In opposition to the catastrophic view which situated the origin of the crisis in the incidence of exogenous events like pestilence and global cooling (the 14th century, in effect, was the beginning of what became known as the Little Ice Age, which continued until the mid-19th century), the majority of historians have traditionally favored attributing the factors to endogenous causes like disequilibrium between populations and resources, decreasing yields, the class structure, social conflict, permanent war, competition between new emerging states, and increased fiscal pressure.

For Neo-Malthusian historians, the causes of the crisis were the internal limitations of the growth – both demographic and economic – that had characterized the European economy during the three previous centuries (the 11th to the 13th).
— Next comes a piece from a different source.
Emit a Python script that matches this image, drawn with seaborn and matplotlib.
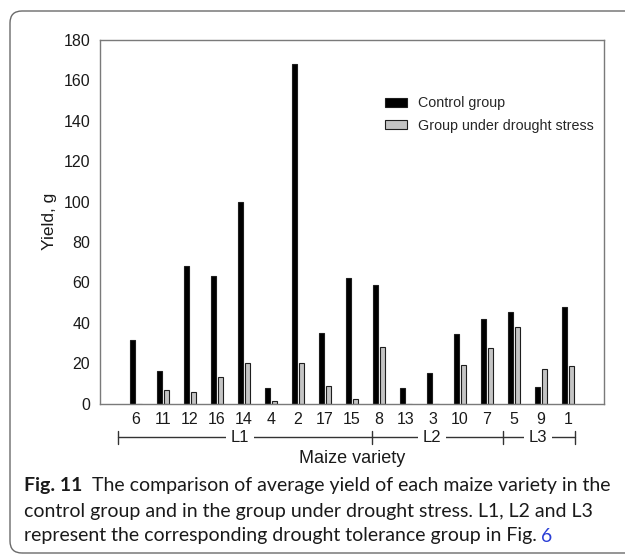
import matplotlib
matplotlib.use("Agg")
import matplotlib.pyplot as plt
import matplotlib.transforms as mtransforms
from matplotlib.patches import FancyBboxPatch
import numpy as np
import pandas as pd
import seaborn as sns

# Maize varieties in plotting order (grouped by drought tolerance)
varieties = ["6", "11", "12", "16", "14", "4", "2", "17", "15",
             "8", "13", "3", "10", "7", "5", "9", "1"]
control_yield = [31.5, 16, 68, 63, 100, 7.5, 168, 35, 62,
                 58.5, 7.5, 15, 34.5, 42, 45.5, 8, 48]
drought_yield = [0, 6.5, 5.5, 13, 20, 1, 20, 8.5, 2,
                 28, 0, 0, 19, 27.5, 38, 17, 18.5]
groups = ["Control group", "Group under drought stress"]
yticks = list(range(0, 181, 20))

# Drought tolerance groups: label and (first, last) variety index
tolerance = [("L1", 0, 8), ("L2", 9, 13), ("L3", 14, 16)]

df = pd.DataFrame({
    "variety": varieties * 2,
    "group": [groups[0]] * len(varieties) + [groups[1]] * len(varieties),
    "yield": control_yield + drought_yield,
})

sns.set_theme(style="white")
plt.rcParams["font.family"] = ["Liberation Sans", "DejaVu Sans"]

W, H, DPI = 625, 557, 100
fig = plt.figure(figsize=(W / DPI, H / DPI), dpi=DPI)

# outer rounded frame around figure + caption
frame = FancyBboxPatch((10, 4), 700, 542, boxstyle="round,pad=0,rounding_size=12",
                       transform=mtransforms.IdentityTransform(),
                       facecolor="none", edgecolor="#6a6a6a", linewidth=1.0)
fig.patches.append(frame)

ax_l, ax_r, ax_t, ax_b = 100, 604, 40, 403.5
ax = fig.add_axes([ax_l / W, 1 - ax_b / H, (ax_r - ax_l) / W, (ax_b - ax_t) / H])

sns.barplot(data=df, x="variety", y="yield", hue="group", order=varieties,
            hue_order=groups, palette=["#000000", "#c4c4c4"],
            width=0.56, gap=0.3, edgecolor="#1e1e1e", linewidth=0.8,
            errorbar=None, ax=ax)

ax.set_xlim(-1.333, 17.333)
ax.set_ylim(0, 180)
ax.set_yticks(yticks)
ax.tick_params(axis="both", length=0, labelsize=11.5, colors="#1a1a1a")
ax.tick_params(axis="y", pad=7)
ax.tick_params(axis="x", pad=6)
for s in ax.spines.values():
    s.set_color("#7a7a7a")
    s.set_linewidth(1.0)

ax.set_ylabel("Yield, g", fontsize=12.5, color="#1a1a1a")
ax.yaxis.set_label_coords(-0.085, 0.5)
ax.set_xlabel("Maize variety", fontsize=13, color="#1a1a1a")
ax.xaxis.set_label_coords(0.5, -0.128)

handles, labels = ax.get_legend_handles_labels()
ax.legend(handles, labels, loc="upper left", bbox_to_anchor=(0.555, 0.861),
          frameon=False, fontsize=10.3, handlelength=1.48, handleheight=0.62,
          handletextpad=0.78, labelspacing=0.6, borderaxespad=0)

# tolerance group brackets under the tick labels
trans = mtransforms.blended_transform_factory(ax.transData, ax.transAxes)
yb, th = -0.093, 0.018
bounds = [-0.667, 8.74, 13.6, 16.26]
ax.plot([bounds[0], bounds[-1]], [yb, yb], transform=trans, color="#333333",
        lw=1.0, clip_on=False)
for b in bounds:
    ax.plot([b, b], [yb - th, yb + th], transform=trans, color="#333333",
            lw=1.0, clip_on=False)
label_x = {"L1": 3.85, "L2": 10.96, "L3": 14.9}
for name, i0, i1 in tolerance:
    ax.text(label_x[name], yb, name, transform=trans, ha="center", va="center",
            fontsize=12, color="#1a1a1a",
            bbox=dict(facecolor="white", edgecolor="none", pad=3.5))

# caption
cap_font = ["Lato", "DejaVu Sans"]
cap_size = 14.0
x0 = 24 / W
fig.canvas.draw()
renderer = fig.canvas.get_renderer()
t0 = fig.text(x0, 1 - 486 / H, "Fig. 11", fontsize=cap_size, fontweight="bold",
              family=cap_font, color="#1a1a1a", va="center")
bb0 = t0.get_window_extent(renderer=renderer)
fig.text((bb0.x1 + 10) / W, 1 - 486 / H,
         "The comparison of average yield of each maize variety in the",
         fontsize=cap_size, family=cap_font, color="#1a1a1a", va="center")
fig.text(x0, 1 - 511 / H,
         "control group and in the group under drought stress. L1, L2 and L3",
         fontsize=cap_size, family=cap_font, color="#1a1a1a", va="center")
t3 = fig.text(x0, 1 - 536 / H,
              "represent the corresponding drought tolerance group in Fig.",
              fontsize=cap_size, family=cap_font, color="#1a1a1a", va="center")
bb = t3.get_window_extent(renderer=renderer)
fig.text((bb.x1 + 4) / W, 1 - 536 / H, "6", fontsize=cap_size, family=cap_font,
         color="#2b3fd6", va="center")

fig.savefig("out.png", dpi=DPI)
This inflection was already produced during the last decades of the 1200s, when in some places (certainly not the Iberian Peninsula) the first signs of exhaustion from a great medieval expansion began to appear.

Thirty or forty years separate, in Bois’s opinion, the end of growth and the depression itself. One can count among the factors that brought the latter the persistence of demographic pressure on an exhausted and insecure economy, rising prices, and in particular an elevation in the price of land.
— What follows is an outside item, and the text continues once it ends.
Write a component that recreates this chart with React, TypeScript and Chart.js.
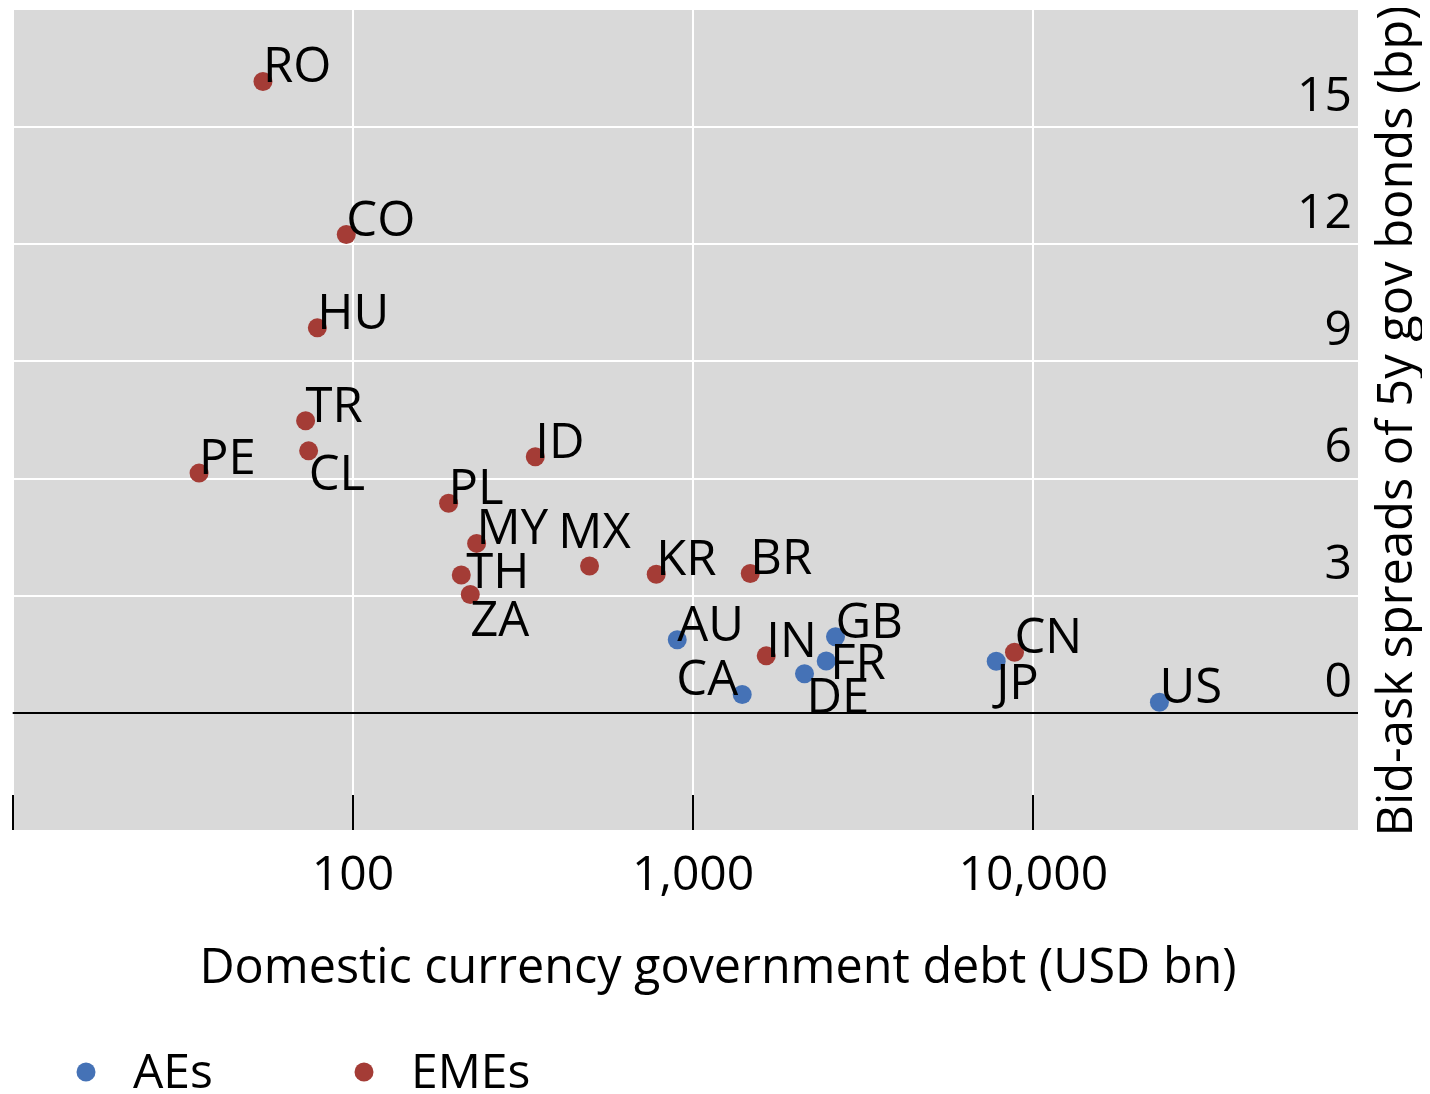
import React, { useEffect, useRef } from 'react';
import { Chart, registerables } from 'chart.js';

Chart.register(...registerables);

// ---- data ----
const aeCodes = ['AU', 'CA', 'DE', 'FR', 'GB', 'JP', 'US'];
const aeDebt = [898, 1394, 2125, 2461, 2621, 7777, 23470];
const aeSpread = [1.87, 0.47, 1.0, 1.33, 1.95, 1.32, 0.27];

const emeCodes = ['RO', 'CO', 'HU', 'TR', 'CL', 'PE', 'ID', 'PL', 'MY', 'TH', 'ZA', 'MX', 'KR', 'BR', 'IN', 'CN'];
const emeDebt = [54.4, 95.6, 78.6, 72.6, 74.1, 35.3, 343.6, 191.1, 231, 208.2, 221.3, 496, 779, 1472, 1640, 8802];
const emeSpread = [16.17, 12.25, 9.86, 7.48, 6.71, 6.14, 6.56, 5.37, 4.34, 3.53, 3.03, 3.76, 3.55, 3.57, 1.46, 1.55];

const xTicks = [10, 100, 1000, 10000];
const yTicks = [0, 3, 6, 9, 12, 15];

const seriesLabels = ['AEs', 'EMEs'];
const xTitle = 'Domestic currency government debt (USD bn)';
const yTitle = 'Bid-ask spreads of 5y gov bonds (bp)';

// ---- styles ----
const FONT = '"Open Sans", "Noto Sans", sans-serif';
const TICK_SIZE = 48;
const LABEL_SIZE = 49;
const XTITLE_SIZE = 48.5;
const YTITLE_SIZE = 48.8;
const BLUE = '#4572b6';
const RED = '#a43c36';
const PLOT_BG = '#d9d9d9';

// label placement relative to point: [dx, dy(baseline), align]
const labelPlacement: Record<string, [number, number, CanvasTextAlign]> = {
  CL: [0, 39, 'left'],
  ZA: [0, 41, 'left'],
  DE: [2, 39, 'left'],
  JP: [0, 38, 'left'],
  TH: [5, 13, 'left'],
  FR: [4, 18, 'left'],
  MX: [5, -18, 'center'],
  CA: [-4, 0, 'right'],
};
const defaultPlacement: [number, number, CanvasTextAlign] = [0, 1, 'left'];

const bgPlugin = {
  id: 'plotBg',
  beforeDraw(chart: any) {
    const { ctx, chartArea: a } = chart;
    ctx.save();
    ctx.fillStyle = PLOT_BG;
    ctx.fillRect(a.left, a.top, a.right - a.left, a.bottom - a.top);
    ctx.restore();
  },
};

const innerTicksPlugin = {
  id: 'innerTicks',
  afterDraw(chart: any) {
    const { ctx, chartArea: a } = chart;
    const xs = chart.scales.x;
    ctx.save();
    ctx.strokeStyle = '#000';
    ctx.lineWidth = 2;
    xs.ticks.forEach((t: any, i: number) => {
      const px = Math.round(xs.getPixelForTick(i));
      ctx.beginPath();
      ctx.moveTo(px, a.bottom - 35);
      ctx.lineTo(px, a.bottom);
      ctx.stroke();
    });
    ctx.restore();
  },
};

const pointLabelsPlugin = {
  id: 'pointLabels',
  afterDatasetsDraw(chart: any) {
    const { ctx } = chart;
    ctx.save();
    ctx.font = `${LABEL_SIZE}px ${FONT}`;
    ctx.fillStyle = '#000';
    ctx.textBaseline = 'alphabetic';
    chart.data.datasets.forEach((ds: any, di: number) => {
      const meta = chart.getDatasetMeta(di);
      meta.data.forEach((el: any, i: number) => {
        const code = ds.codes[i];
        const [dx, dy, align] = labelPlacement[code] || defaultPlacement;
        ctx.textAlign = align;
        ctx.fillText(code, el.x + dx, el.y + dy);
      });
    });
    ctx.restore();
  },
};

const titlesLegendPlugin = {
  id: 'titlesLegend',
  afterDraw(chart: any) {
    const { ctx, chartArea: a, width } = chart;
    ctx.save();
    ctx.fillStyle = '#000';
    ctx.textBaseline = 'alphabetic';
    // x title
    ctx.font = `${XTITLE_SIZE}px ${FONT}`;
    ctx.textAlign = 'center';
    ctx.fillText(xTitle, width / 2 + 3, a.bottom + 153);
    // y title (rotated, reading bottom to top)
    ctx.font = `${YTITLE_SIZE}px ${FONT}`;
    ctx.save();
    ctx.translate(a.right + 54, (a.top + a.bottom) / 2 + 1);
    ctx.rotate(-Math.PI / 2);
    ctx.textAlign = 'center';
    ctx.fillText(yTitle, 0, 0);
    ctx.restore();
    // legend
    ctx.font = `${TICK_SIZE}px ${FONT}`;
    const startX = 78;
    const step = 278;
    const dotY = a.bottom + 242;
    chart.data.datasets.forEach((ds: any, i: number) => {
      const cx = startX + i * step;
      ctx.beginPath();
      ctx.fillStyle = ds.backgroundColor;
      ctx.arc(cx, dotY, 9.5, 0, Math.PI * 2);
      ctx.fill();
      ctx.fillStyle = '#000';
      ctx.textAlign = 'left';
      ctx.fillText(ds.label, cx + 47, dotY + 16);
    });
    ctx.restore();
  },
};

export default function App() {
  const ref = useRef<HTMLCanvasElement>(null);

  useEffect(() => {
    const canvas = ref.current;
    if (!canvas) return;
    const chart = new Chart(canvas, {
      type: 'scatter',
      data: {
        datasets: [
          {
            label: seriesLabels[0],
            data: aeDebt.map((x, i) => ({ x, y: aeSpread[i] })),
            codes: aeCodes,
            backgroundColor: BLUE,
            borderWidth: 0,
            pointRadius: 9.5,
            pointHoverRadius: 9.5,
            order: 1,
          } as any,
          {
            label: seriesLabels[1],
            data: emeDebt.map((x, i) => ({ x, y: emeSpread[i] })),
            codes: emeCodes,
            backgroundColor: RED,
            borderWidth: 0,
            pointRadius: 9.5,
            pointHoverRadius: 9.5,
            order: 0,
          } as any,
        ],
      },
      options: {
        animation: false,
        responsive: false,
        events: [],
        layout: { autoPadding: false, padding: { left: 4.7, top: 2, right: 64, bottom: 170.4 } },
        plugins: {
          legend: { display: false },
          tooltip: { enabled: false },
        },
        scales: {
          x: {
            type: 'logarithmic',
            min: 10,
            max: 90000,
            afterBuildTicks: (scale: any) => {
              scale.ticks = xTicks.map((v) => ({ value: v }));
            },
            afterFit: (scale: any) => {
              scale.paddingLeft = 0;
              scale.paddingRight = 0;
            },
            border: { display: false },
            grid: { color: '#ffffff', lineWidth: 2, drawTicks: false },
            ticks: {
              autoSkip: false,
              maxRotation: 0,
              padding: 18,
              color: '#000',
              font: { family: FONT, size: TICK_SIZE },
              callback: (v: any) => (Number(v) === 10 ? '' : Number(v).toLocaleString('en-US')),
            },
          },
          y: {
            type: 'linear',
            position: 'right',
            min: -3,
            max: 18,
            afterBuildTicks: (scale: any) => {
              scale.ticks = yTicks.map((v) => ({ value: v }));
            },
            afterFit: (scale: any) => {
              scale.paddingTop = 0;
              scale.paddingBottom = 0;
            },
            border: { display: false },
            grid: {
              color: (c: any) => (c.tick && c.tick.value === 0 ? '#000000' : '#ffffff'),
              lineWidth: 2,
              drawTicks: false,
            },
            ticks: {
              mirror: true,
              padding: -6,
              labelOffset: -30,
              color: '#000',
              font: { family: FONT, size: TICK_SIZE },
              callback: (v: any) => String(v),
            },
          },
        },
      },
      plugins: [bgPlugin, pointLabelsPlugin, innerTicksPlugin, titlesLegendPlugin],
    });
    return () => chart.destroy();
  }, []);

  return (
    <div style={{ width: 1414, height: 1086 }}>
      <canvas ref={ref} width={1414} height={1086} />
    </div>
  );
}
As is the case with any bubble, a veritable speculative fever powered real estate and pushed prices to irrational highs. Interest rates, which during the growth period had descended to an average of 5%, elevated to 8% to 10%. All this translated to serious monetary disorder, particularly in France, where the currency lost 50% of its value while devaluations pushed down prices and unshackled monetary speculation.

This process constituted an extreme prolegomemnon (preamble) of technical and productive stagnation, an increase in unproductive public spending, and an increase in debt on overvalued assets that preceded and finally brought about the depression, with falling production and agricultural prices and contraction in demand, which was also affected by the monetary crisis and demographic retrocession. For its part, the exit from the crisis, which I cannot extend my article long enough to describe here, only came in the middle of the 15th century, with an important reconstruction in economic structures, the reduction of other types of interest, the stabilization of money and prices, and a rise in salaries and manorial incomes, thanks to a new centralized fiscal system and the recovery of demand.

Farther removed from the most virulent manifestations and also from various historical interpretations of the events, the Great Late Medieval Depression has also been considered a systemic crisis, a crisis of feudalism (although this would not bring the system to an end, like the crisis of 1929 did not end capitalism). Others, in turn, ask if it would not be better to speak of a series of short-term difficulties and production bottlenecks that could have been overcome if the plague hadn’t broken out.

In any case, the crisis brought about a profound reorganization of the feudal system, from its economic base (greater specialization and more intense farming, greater urbanization rates, the development of manufacturing, the increase of commercialization, the reduction of transportation costs) to its political and institutional structures (the consolidation of territorial monarchies and centralization of political and militaristic power). It was in this senese, in the words of Epstein, a process of “creative destruction” unleashed by a rapid and traumatic demographic collapse lead to greater economic and institutional integration and to greater cooperation between markets and states, which would put the European economy on a path to greater growth. Instead of seeing solely the calamitous aspects of the era, one should see the crisis of the Late Middle Ages as above all a motor for economic change, the scene of a reorganization that permitted greater growth and development. Europe and its economy were reinforced by this test.